My Lords, I desire to speak for one moment, and only for one moment, and I am sorry to say that it is to express my regret for an omission from His Majesty's gracious Speech. In the concluding part of it this statement is made: "The state of trade and employment continues to cause Me deep concern." My regret is that His Majesty's Government did not see fit to include agriculture. I cannot imagine that it has not been considered, and I hope that the noble Marquess may be able to give the House before it rises some assurance that this subject has given His Majesty grave concern, and that it will receive the earliest possible attention. At the same time, I cannot help expressing my opinion that the omission of a reference to agriculture is a mistake on the part of His Majesty's Government.

LORD WESTER WEMYSS

My Lords, it seems to me that there can be no harm in reiterating truths which are perhaps not well known. I therefore venture to associate myself very strongly with all the remarks that fell from Lord Newton. It seems to me that we are in the great difficulty and great danger of looking upon these Angora Turks as the Turks of our old acquaintanceship and of our old friendship. They are not so by any manner of means. They are, as they were described to me by a most eminent French authority the other day, nothing but a rabble. They have only obtained this victory because the enemy in front of them would not fight. This victory is illusory, and has given them in their own eyes a halo which certainly no one who knows them will give to them. The Angora Turk, for any strength in organisation that he has, is entirely dependent upon Moscow, upon the Soviet Government, who is his master. If that fact is overlooked, whatever may be the result of the negotiations which are now going on at Lausanne, we shall in future certainly suffer for the mistake that is made. I hope sincerely that the true situation is realised by the whole of the British public, because it is one which anybody who knows the actual state of things can vouch for without the slightest hesitation.

THE MARQUESS OF SALISBURY

My Lords, perhaps you will allow me to reply in two sentences to the remarks which have been made by a number of speakers. As regards the terrible condition of the refugees in Turkey, I can tell the most reverend Primate that we listened to his observations with deep sympathy. The matter is very grave indeed, but I am sure he will forgive me for not saying more now. The Government have been in office only a few days, and we really should be most unwise to enter into any promises, but I should like the most reverend Primate and your Lordships to realise how deeply we feel the gravity of the situation of these unfortunate people.

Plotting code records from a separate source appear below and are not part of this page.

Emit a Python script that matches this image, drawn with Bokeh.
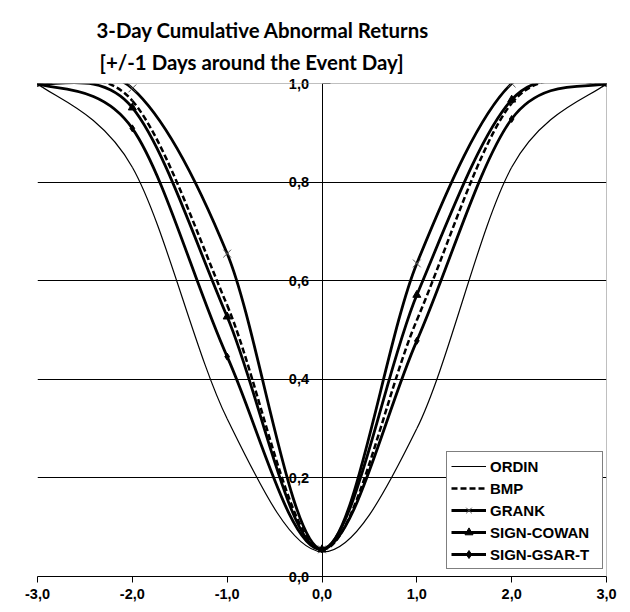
from bokeh.plotting import figure
from bokeh.layouts import column
from bokeh.models import (Range1d, FixedTicker, Span, Legend, LegendItem,
                          Label, ColumnDataSource)
from bokeh.embed import file_html
from bokeh.resources import INLINE

# ---------------- data ----------------
days = [-3, -2, -1, 0, 1, 2, 3]
ordin = [1.0, 0.83, 0.32, 0.05, 0.30, 0.83, 1.0]
bmp = [1.0, 0.965, 0.55, 0.055, 0.52, 0.96, 1.0]
grank = [1.0, 0.99, 0.655, 0.055, 0.635, 1.0, 1.0]
sign_cowan = [1.0, 0.951, 0.527, 0.055, 0.571, 0.967, 1.0]
sign_gsar_t = [1.0, 0.909, 0.446, 0.055, 0.478, 0.928, 1.0]

x_ticks = [-3, -2, -1, 0, 1, 2, 3]
x_tick_labels = ["-3,0", "-2,0", "-1,0", "0,0", "1,0", "2,0", "3,0"]
y_ticks = [0.0, 0.2, 0.4, 0.6, 0.8, 1.0]
y_tick_labels = ["0,0", "0,2", "0,4", "0,6", "0,8", "1,0"]

title_line1 = "3-Day Cumulative Abnormal Returns"
title_line2 = "[+/-1 Days around the Event Day]"


def smooth_source(xs, ys):
    """Bezier segments through the data points (spreadsheet-style smoothing)."""
    n = len(xs)
    cols = {k: [] for k in ("x0", "y0", "x1", "y1", "cx0", "cy0", "cx1", "cy1")}
    for i in range(n - 1):
        ip = i - 1 if i > 0 else i
        inx = i + 2 if i + 2 < n else i + 1
        cols["x0"].append(xs[i]); cols["y0"].append(ys[i])
        cols["x1"].append(xs[i + 1]); cols["y1"].append(ys[i + 1])
        cols["cx0"].append(xs[i] + (xs[i + 1] - xs[ip]) / 6)
        cols["cy0"].append(ys[i] + (ys[i + 1] - ys[ip]) / 6)
        cols["cx1"].append(xs[i + 1] - (xs[inx] - xs[i]) / 6)
        cols["cy1"].append(ys[i + 1] - (ys[inx] - ys[i]) / 6)
    return ColumnDataSource(cols)


p = figure(width=620, height=602, output_backend="svg", toolbar_location=None,
           x_range=Range1d(-3, 3), y_range=Range1d(0, 1),
           min_border_left=28, min_border_right=23, min_border_top=74,
           min_border_bottom=35, title=None)
p.outline_line_color = None
p.background_fill_color = "white"
p.border_fill_color = "white"

# grid
p.xgrid.visible = False
p.ygrid.ticker = FixedTicker(ticks=y_ticks[1:-1])
p.ygrid.grid_line_color = "black"
p.ygrid.grid_line_width = 1

# plot-area border (top and right, gray)
p.add_layout(Span(location=y_ticks[-1], dimension="width", line_color="#808080", line_width=1))
p.add_layout(Span(location=x_ticks[-1], dimension="height", line_color="#808080", line_width=1))

# axes
tick_font = "Liberation Sans"
tick_size = "14.5px"
p.xaxis.ticker = FixedTicker(ticks=x_ticks)
p.xaxis.major_label_overrides = dict(zip(x_ticks, x_tick_labels))
p.xaxis.major_tick_out = 6
p.xaxis.major_tick_in = 0
p.xaxis.minor_tick_line_color = None
p.xaxis.axis_line_color = "black"
p.xaxis.major_label_text_font = tick_font
p.xaxis.major_label_text_font_style = "bold"
p.xaxis.major_label_text_font_size = tick_size
p.xaxis.major_label_standoff = 6
p.xaxis.major_label_text_color = "black"

# y axis crosses at x = 0; the end labels (0,0 and 1,0) sit on the frame edge,
# so they are drawn as unclipped labels in the side panels
y_overrides = dict(zip(y_ticks, y_tick_labels))
y_overrides[y_ticks[0]] = ""
y_overrides[y_ticks[-1]] = ""
p.yaxis.fixed_location = 0
p.yaxis.ticker = FixedTicker(ticks=y_ticks)
p.yaxis.major_label_overrides = y_overrides
p.yaxis.major_tick_out = 0
p.yaxis.major_tick_in = 8
p.yaxis.minor_tick_line_color = None
p.yaxis.axis_line_color = "black"
p.yaxis.major_label_text_font = tick_font
p.yaxis.major_label_text_font_style = "bold"
p.yaxis.major_label_text_font_size = tick_size
p.yaxis.major_label_standoff = 13
p.yaxis.major_label_text_color = "black"

for yv, lab, side in ((y_ticks[-1], y_tick_labels[-1], "above"),
                      (y_ticks[0], y_tick_labels[0], "below")):
    p.add_layout(Label(x=0, y=yv, x_units="data", y_units="data", text=lab,
                       x_offset=-13, text_align="right", text_baseline="middle",
                       text_font=tick_font, text_font_style="bold",
                       text_font_size=tick_size, text_color="black"), side)

# title: two lines placed in the panel above the plot area
for txt, xx, yy in ((title_line1, -2.378, 1.1095), (title_line2, -2.346, 1.0446)):
    p.add_layout(Label(x=xx, y=yy, x_units="data", y_units="data", text=txt,
                       text_align="left", text_baseline="alphabetic",
                       text_font="Lato", text_font_style="bold",
                       text_font_size="20.4px", text_color="black"), "above")

# series
r_ordin = p.bezier(x0="x0", y0="y0", x1="x1", y1="y1", cx0="cx0", cy0="cy0",
                   cx1="cx1", cy1="cy1", source=smooth_source(days, ordin),
                   line_color="black", line_width=1.2)
r_bmp = p.bezier(x0="x0", y0="y0", x1="x1", y1="y1", cx0="cx0", cy0="cy0",
                 cx1="cx1", cy1="cy1", source=smooth_source(days, bmp),
                 line_color="black", line_width=2.5, line_dash="6 3")
r_grank = p.bezier(x0="x0", y0="y0", x1="x1", y1="y1", cx0="cx0", cy0="cy0",
                   cx1="cx1", cy1="cy1", source=smooth_source(days, grank),
                   line_color="black", line_width=2.8)
m_grank = p.scatter(days, grank, marker="x", size=11, line_color="#555555", line_width=1)
r_cowan = p.bezier(x0="x0", y0="y0", x1="x1", y1="y1", cx0="cx0", cy0="cy0",
                   cx1="cx1", cy1="cy1", source=smooth_source(days, sign_cowan),
                   line_color="black", line_width=2.8)
m_cowan = p.scatter(days, sign_cowan, marker="triangle", size=8, color="black")
r_gsar = p.bezier(x0="x0", y0="y0", x1="x1", y1="y1", cx0="cx0", cy0="cy0",
                  cx1="cx1", cy1="cy1", source=smooth_source(days, sign_gsar_t),
                  line_color="black", line_width=2.8)
m_gsar = p.scatter(days, sign_gsar_t, marker="diamond", size=7, color="black")

legend = Legend(items=[
    LegendItem(label="ORDIN", renderers=[r_ordin]),
    LegendItem(label="BMP", renderers=[r_bmp]),
    LegendItem(label="GRANK", renderers=[r_grank, m_grank]),
    LegendItem(label="SIGN-COWAN", renderers=[r_cowan, m_cowan]),
    LegendItem(label="SIGN-GSAR-T", renderers=[r_gsar, m_gsar]),
], location=(409, 7))
legend.label_text_font = tick_font
legend.label_text_font_style = "bold"
legend.label_text_font_size = "15px"
legend.label_text_color = "black"
legend.border_line_color = "black"
legend.border_line_width = 1
legend.background_fill_color = "white"
legend.background_fill_alpha = 1
legend.glyph_width = 35
legend.glyph_height = 20
legend.label_height = 20
legend.label_width = 108
legend.spacing = 2
legend.padding = 4
legend.margin = 0
legend.label_standoff = 4
p.add_layout(legend)

page = column(p, margin=(9, 0, 0, 9))

open("out.html", "w").write(file_html(page, INLINE))
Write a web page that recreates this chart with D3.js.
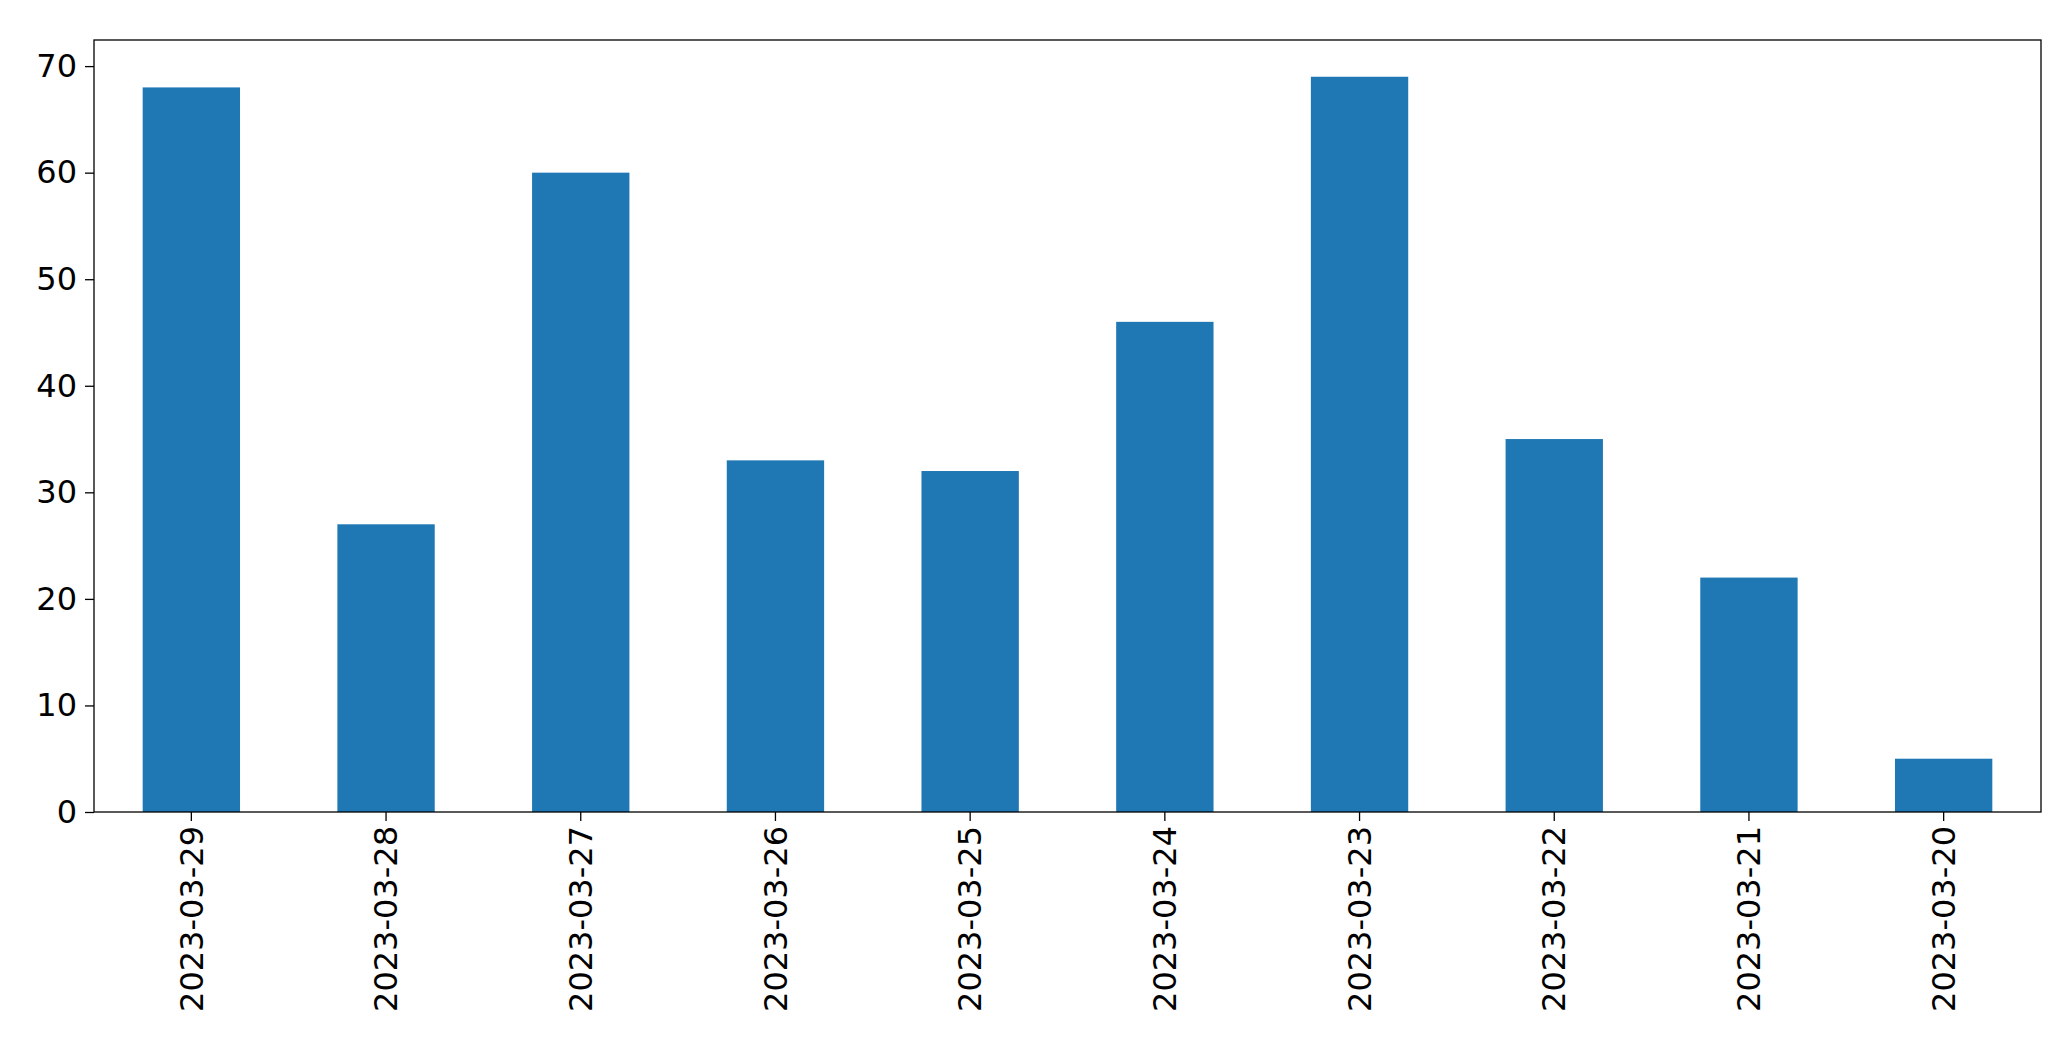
<!DOCTYPE html>
<html>
<head>
<meta charset="utf-8">
<script src="https://cdn.jsdelivr.net/npm/d3@7.8.5/dist/d3.min.js"></script>
<style>
  body { margin: 0; background: #fff; }
  text { font-family: "DejaVu Sans", sans-serif; }
</style>
</head>
<body>
<div id="chart"></div>
<script>
const dates = ["2023-03-29", "2023-03-28", "2023-03-27", "2023-03-26", "2023-03-25",
  "2023-03-24", "2023-03-23", "2023-03-22", "2023-03-21", "2023-03-20"];
const counts = [68, 27, 60, 33, 32, 46, 69, 35, 22, 5];
const yTicks = [0, 10, 20, 30, 40, 50, 60, 70];

const width = 2071, height = 1061;
const margin = { top: 40, right: 30, bottom: 249, left: 94 };

const svg = d3.select("#chart").append("svg")
  .attr("width", width).attr("height", height);

const x = d3.scaleBand()
  .domain(dates)
  .range([margin.left, width - margin.right])
  .paddingInner(0.5).paddingOuter(0.25);

const y = d3.scaleLinear()
  .domain([0, d3.max(counts) * 1.05])
  .range([height - margin.bottom, margin.top]);

svg.append("g")
  .selectAll("rect")
  .data(counts)
  .join("rect")
  .attr("x", (d, i) => x(dates[i]))
  .attr("y", d => y(d))
  .attr("width", x.bandwidth())
  .attr("height", d => y(0) - y(d))
  .attr("fill", "#1f77b4");

const xAxis = svg.append("g")
  .attr("transform", `translate(0,${height - margin.bottom})`)
  .call(d3.axisBottom(x).tickSize(9).tickPadding(8));
xAxis.selectAll(".tick text")
  .attr("transform", "rotate(-90)")
  .attr("text-anchor", "end")
  .attr("x", -14).attr("y", 0).attr("dy", "0.35em")
  .style("font-size", "32px");

const yAxis = svg.append("g")
  .attr("transform", `translate(${margin.left},0)`)
  .call(d3.axisLeft(y).tickValues(yTicks).tickSize(9).tickPadding(8));
yAxis.selectAll(".tick text").style("font-size", "32px");

svg.selectAll(".domain").remove();
svg.selectAll(".tick line").attr("stroke", "#000").attr("stroke-width", 1.3);

svg.append("rect")
  .attr("x", margin.left).attr("y", margin.top)
  .attr("width", width - margin.left - margin.right)
  .attr("height", height - margin.top - margin.bottom)
  .attr("fill", "none").attr("stroke", "#000").attr("stroke-width", 1.3);
</script>
</body>
</html>
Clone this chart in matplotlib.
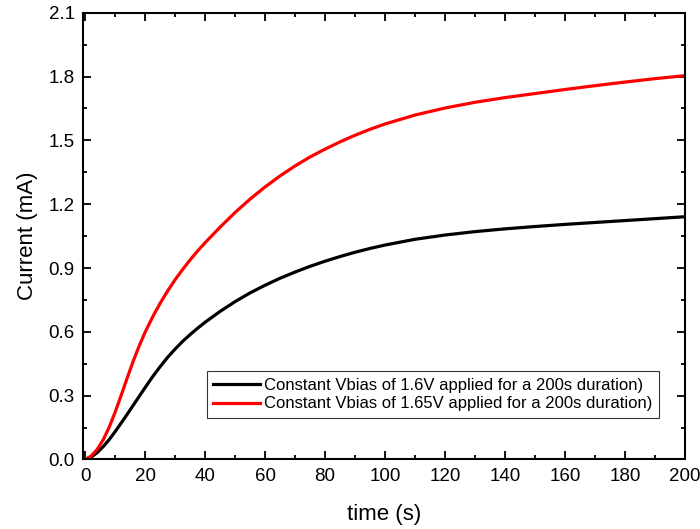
import matplotlib
matplotlib.use("Agg")
import matplotlib.pyplot as plt
from matplotlib.ticker import MultipleLocator

plt.rcParams['font.family'] = ['Liberation Sans', 'DejaVu Sans']

# Time axis (s)
time_s = [0, 2, 4, 6, 8, 10, 12, 14, 16, 18, 20, 22.5, 25, 27.5, 30, 32.5,
          35, 37.5, 40, 45, 50, 55, 60, 65, 70, 75, 80, 85, 90, 95, 100,
          110, 120, 130, 140, 150, 160, 170, 180, 190, 200]

# Current (mA) at 1.6 V bias
current_16 = [0.0, 0.011, 0.032, 0.060, 0.093, 0.131, 0.171, 0.212, 0.254,
              0.296, 0.338, 0.389, 0.436, 0.480, 0.519, 0.555, 0.587, 0.617,
              0.645, 0.696, 0.742, 0.783, 0.819, 0.852, 0.881, 0.908, 0.932,
              0.954, 0.974, 0.992, 1.008, 1.035, 1.055, 1.071, 1.084, 1.095,
              1.105, 1.114, 1.123, 1.132, 1.141]

# Current (mA) at 1.65 V bias
current_165 = [0.0, 0.016, 0.047, 0.092, 0.151, 0.222, 0.301, 0.382, 0.461,
               0.533, 0.598, 0.670, 0.734, 0.792, 0.845, 0.893, 0.938, 0.980,
               1.019, 1.092, 1.161, 1.224, 1.281, 1.333, 1.380, 1.422, 1.459,
               1.493, 1.524, 1.552, 1.577, 1.619, 1.652, 1.679, 1.701, 1.720,
               1.739, 1.757, 1.774, 1.790, 1.804]

LABELS = [
    "Constant Vbias of 1.6V applied for a 200s duration)",
    "Constant Vbias of 1.65V applied for a 200s duration)",
]

fig = plt.figure(figsize=(7.0, 5.29), dpi=100)
ax = fig.add_axes([0.1186, 0.1314, 0.86, 0.8446])

ax.plot(time_s, current_16, color='black', linewidth=2.3, label=LABELS[0])
ax.plot(time_s, current_165, color='#ff0000', linewidth=2.3, label=LABELS[1])

ax.set_xlim(-0.7, 200)
ax.set_ylim(0, 2.1)
ax.xaxis.set_major_locator(MultipleLocator(20))
ax.xaxis.set_minor_locator(MultipleLocator(10))
ax.yaxis.set_major_locator(MultipleLocator(0.3))
ax.yaxis.set_minor_locator(MultipleLocator(0.15))
ax.yaxis.set_major_formatter(plt.FormatStrFormatter('%.1f'))

ax.tick_params(which='both', direction='in', top=True, right=True,
               width=1.3, labelsize=13.5)
ax.tick_params(which='major', length=6, pad=6)
ax.tick_params(which='minor', length=3)
for side in ax.spines.values():
    side.set_linewidth(1.5)

ax.set_xlabel('time (s)', fontsize=16, labelpad=14)
ax.set_ylabel('Current (mA)', fontsize=16, labelpad=7.5)

leg = ax.legend(loc='lower right', bbox_to_anchor=(0.957, 0.0928),
                fontsize=12, frameon=True, fancybox=False,
                handlelength=2.8, handletextpad=0.25, borderpad=0.4,
                labelspacing=0.22, borderaxespad=0)
leg.get_frame().set_edgecolor('black')
leg.get_frame().set_linewidth(0.8)

fig.savefig('out.png', dpi=100, facecolor='white')
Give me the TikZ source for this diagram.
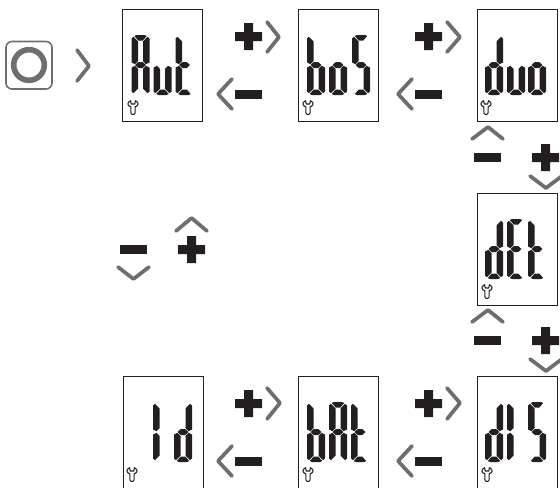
\documentclass[tikz,border=0pt]{standalone}
\usepackage{tikz}
\usetikzlibrary{calc}
\definecolor{lcdink}{HTML}{231F20}
\definecolor{chevgray}{HTML}{6D6E71}
\tikzset{
	screen/.style={draw=lcdink, line width=0.75pt, minimum width=60pt, minimum height=84pt, inner sep=0pt, outer sep=0pt},
	chev/.style={draw=chevgray, line width=2.8pt, line cap=round, line join=round},
	wrench/.style={draw=lcdink, line width=0.8pt, line join=round}
}
% lcd segments, one digit is 18 wide and 60 high
\def\sega{(2.8,1) -- (5,0) -- (13,0) -- (15.2,1) -- (11.3,5.5) -- (6.7,5.5) -- cycle}
\def\segb{(18,3.5) -- (16,1.8) -- (11.5,6.5) -- (11.5,26) -- (14.5,29.2) -- (18,27.5) -- cycle}
\def\segc{(18,32.5) -- (14.5,30.8) -- (11.5,34) -- (11.5,53.5) -- (16,58.2) -- (18,56.5) -- cycle}
\def\segd{(2.8,59) -- (6.7,54.5) -- (11.3,54.5) -- (15.2,59) -- (13,60) -- (5,60) -- cycle}
\def\sege{(0,32.5) -- (3.5,30.8) -- (6.5,34) -- (6.5,53.5) -- (2,58.2) -- (0,56.5) -- cycle}
\def\segf{(0,3.5) -- (2,1.8) -- (6.5,6.5) -- (6.5,26) -- (3.5,29.2) -- (0,27.5) -- cycle}
\def\segg{(3.5,30) -- (6.8,27) -- (11.2,27) -- (14.5,30) -- (11.2,33) -- (6.8,33) -- cycle}
% which segments make a letter
\def\lcdA{a,b,c,e,f,g}
\def\lcdE{a,d,e,f,g}
\def\lcdI{e,f}
\def\lcdS{a,c,d,f,g}
\def\lcdb{c,d,e,f,g}
\def\lcdd{b,c,d,e,g}
\def\lcdo{c,d,e,g}
\def\lcdt{d,e,f,g}
\def\lcdu{c,d,e}
\newcommand{\lcdchar}[2]{%
	\begin{scope}[shift={(#1,26)}]
		\edef\lcdlist{\csname lcd#2\endcsname}
		\foreach \s in \lcdlist {\fill[lcdink] \csname seg\s\endcsname;}
	\end{scope}}
\newcommand{\spanner}[1]{%
	\draw[wrench,shift={(#1,98.5)}] (-2.4,-6.8) .. controls (-6.5,-5) and (-5.5,-1.5) .. (-2.2,-0.8) -- (-2.2,5)
		.. controls (-2.2,7.6) and (2.2,7.6) .. (2.2,5) -- (2.2,-0.8)
		.. controls (5.5,-1.5) and (6.5,-5) .. (2.4,-6.8) -- (1.8,-3.5) -- (-1.8,-3.5) -- cycle;}
\newcommand{\plusmark}[2]{%
	\fill[lcdink,shift={(#1,#2)}] (-13.5,-4.5) rectangle (13.5,4.5) (-4.5,-13.5) rectangle (4.5,13.5);}
\newcommand{\minusmark}[2]{%
	\fill[lcdink,shift={(#1,#2)}] (-13.5,-4.5) rectangle (13.5,4.5);}
\begin{document}
\begin{tikzpicture}[x=0.75pt,y=-0.75pt]
	\useasboundingbox (0,0) rectangle (560,487);
	% Power button
	\draw[chevgray, line width=1.2pt, rounded corners=4.5pt] (6,41.5) rectangle (52,89);
	\draw[chevgray, line width=4.2pt] (29,65) circle (15.3);
	\draw[chev] (77,50) -- (89,66) -- (77,81);

	% Top row
	\begin{scope}[shift={(122.5,9)}]
		\node[screen] (aut) at (40,56) {};
		\lcdchar{9}{A}
		\lcdchar{31}{u}
		\lcdchar{53}{t}
		\spanner{10.5}
	\end{scope}
	\begin{scope}[shift={(298,9)}]
		\node[screen] (bos) at (40,56) {};
		\lcdchar{9}{b}
		\lcdchar{31}{o}
		\lcdchar{54}{S}
		\spanner{10}
	\end{scope}
	\begin{scope}[shift={(477,9)}]
		\node[screen] (duo) at (40,56) {};
		\lcdchar{8}{d}
		\lcdchar{30}{u}
		\lcdchar{51}{o}
		\spanner{9}
	\end{scope}
	\plusmark{248.5}{36.5}
	\minusmark{248.5}{94.5}
	\draw[chev] (267,22) -- (279,37) -- (267,52);
	\draw[chev] (232,79) -- (218,94) -- (232,109);
	\plusmark{428.5}{36.5}
	\minusmark{428.5}{94.5}
	\draw[chev] (447,22) -- (460,37) -- (447,52);
	\draw[chev] (412,79) -- (398,94) -- (412,109);

	% Right column
	\draw[chev] (472,139) -- (488,127) -- (503,139);
	\minusmark{487.5}{157.5}
	\plusmark{545.5}{157.5}
	\draw[chev] (530,176) -- (546,188) -- (562,176);
	\begin{scope}[shift={(477,193)}]
		\node[screen] (det) at (40,56) {};
		\lcdchar{8}{d}
		\lcdchar{30}{E}
		\lcdchar{51}{t}
		\spanner{10}
	\end{scope}
	\draw[chev] (472,322) -- (488,310) -- (503,322);
	\minusmark{487.5}{340.5}
	\plusmark{545.5}{340.5}
	\draw[chev] (530,359) -- (546,371) -- (562,359);

	% Left column
	\minusmark{133.5}{249.5}
	\plusmark{191.5}{249.5}
	\draw[chev] (176,231) -- (191.5,218) -- (207,231);
	\draw[chev] (118,267) -- (133.5,279) -- (149,267);

	% Bottom row
	\begin{scope}[shift={(123,376)}]
		\node[screen] (ident) at (40,56) {};
		\lcdchar{30}{I}
		\lcdchar{51}{d}
		\spanner{9}
	\end{scope}
	\begin{scope}[shift={(298,376)}]
		\node[screen] (bat) at (40,56) {};
		\lcdchar{9}{b}
		\lcdchar{31}{A}
		\lcdchar{53}{t}
		\spanner{10}
	\end{scope}
	\begin{scope}[shift={(477,376)}]
		\node[screen] (dis) at (40,56) {};
		\lcdchar{8}{d}
		\lcdchar{30}{I}
		\lcdchar{51}{S}
		\spanner{10}
	\end{scope}
	\plusmark{248.5}{403.5}
	\minusmark{248.5}{461.5}
	\draw[chev] (267,388) -- (280,403) -- (267,419);
	\draw[chev] (232,446) -- (218,461) -- (232,476);
	\plusmark{428.5}{403.5}
	\minusmark{428.5}{461.5}
	\draw[chev] (447,388) -- (460,403) -- (447,419);
	\draw[chev] (412,446) -- (398,461) -- (412,476);
\end{tikzpicture}
\end{document}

As to the other matters relating to Turkey, spoken of by two or three noble Lords, they are right in saying that the modern Turks, and the kind of forces with which we have to contend, are quite different from those of the old days. His Majesty's Government are fully alive to these distinctions, but I think your Lord- ships will realise that in speaking at this moment it would not be right for me to deal in any detail with the difficulties of the Near East. The Conference is actually sitting, and I could do no good, but should do nothing but harm, by dealing with it further.

As regards agriculture, I am afraid that I have no answer to give except that we are fully alive to the difficulties of agriculture. I suppose there is no member of your Lordships' House who does not own agricultural land, and every one of us knows, in his own person and purse, what the condition of things is. I need not tell the House that we shall pay every attention to it. As for the particular steps to be taken, it would he too soon to make any announcement at present, but if my noble friend will allow me to communicate with him later I may then perhaps be able to say more.

On Question, Motion agreed tonemine dissentiente, and Address ordered to be presented to His Majesty by the Lords with White Staves.